APPLIED THERMAL DESIGNS

Pyrolysis orThermal Distillation is the decomposition of organic materials in the absence of oxygen. This anaerobic decomposition results in the formation of the valuable products, oil, gas, and carbon. By operating in the absence of oxygen, no undesirable byproducts are formed, and both material and energy recovery are achieved.

Because the amount of gas to be cleaned is much smaller and the produced gas burns similar to natural gas, in many case Pyrolysis is a superior technology to incineration. The produced gas and oil can be easily used in existing installations for energy and heat production. Pyrolysis is accepted as being less polluting than combustion, particularly with respect to dioxin and furan formation. This results in much lower emissions to the environment. ATD's Systems meet or exceed the toughest government standards.

Many years of investigations have been carried out in order to develop thermal techniques to dispose of plastic wastes. Almost all of these studies have been focused on implementing these techniques on a large scale. However, none of these technologies, except co-combustion with other waste streams, have been sustainably implemented. The disadvantages of those processes are high capital costs and that a constant supply of large amounts wastes must be guaranteed.

Small-scale pyrolysis systems overcome these problems. The unit is placed directly on the site where the waste is produced. The produced products and energy are immediately recovered and reused onsite.
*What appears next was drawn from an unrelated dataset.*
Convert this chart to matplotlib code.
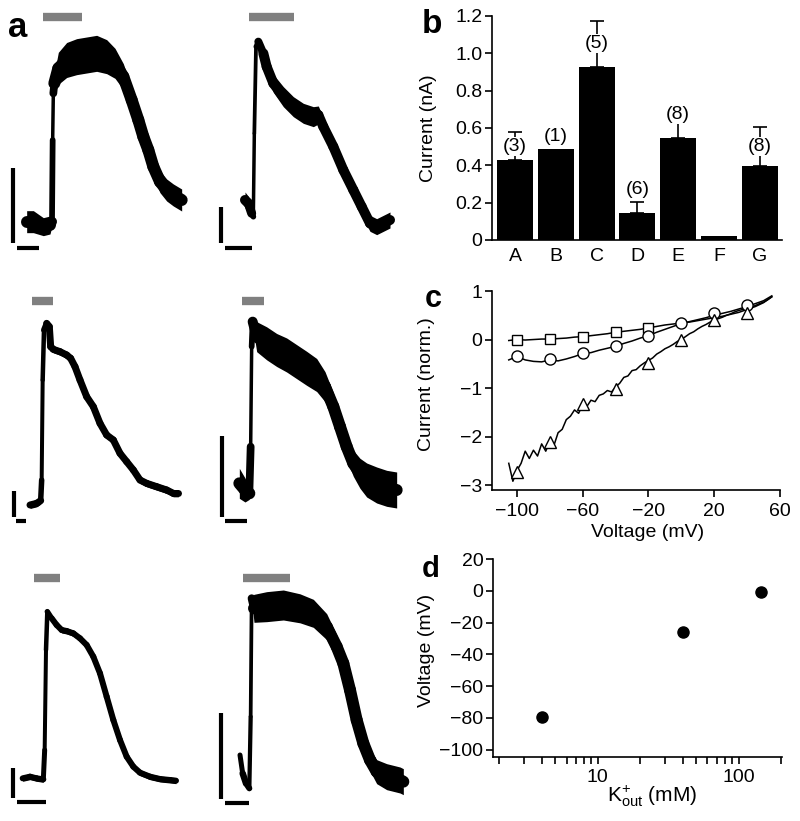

This substantially reduces investment costs and even the low value heat can be used, resulting in a very high overall energy efficiency. Also, the cost of transporting low density waste streams is saved. An additional advantage is that the composition and quality of the input streams is generally narrower, resulting in a simpler process controls and clean-up equipment.

ATD systems with substancial processing capactiy can be portable and require a relatively small amount of plot space. Even the larger stationary systems are modularized and can be transported easily.

ATD has developed the technology not only to recover resoures recovery, but to also process a variety of difficult waste streams. This process is used to convert various wastes, including chlorinated oils, to an inert product by driving off and capturing the volatile constituents. The process is applicable for the separation of organics from refinery wastes, coal tar wastes, wood-treating wastes, creosote-contaminated soils, hydrocarbon-contaminated soils, mixed (radioactive and hazardous) wastes, synthetic rubber processing wastes, and paint waste.

Our ability to precisely control temperature and pressure in the reactor allows us to maximize oil recovery with our system. Co-mingling plastic feedstock, such as is found in post-consumer waste, can be processed by the technology.

Different materials yield result in a wide range of values for the new products. These product constituents which are similar to their were original formulation.

Example: A tire converts to approximately 50% oil, 9% gas, 28% carbon, 10% steel and 3% ash; while plastic converts into approximately 25% gas, 70% oil and 5% carbon.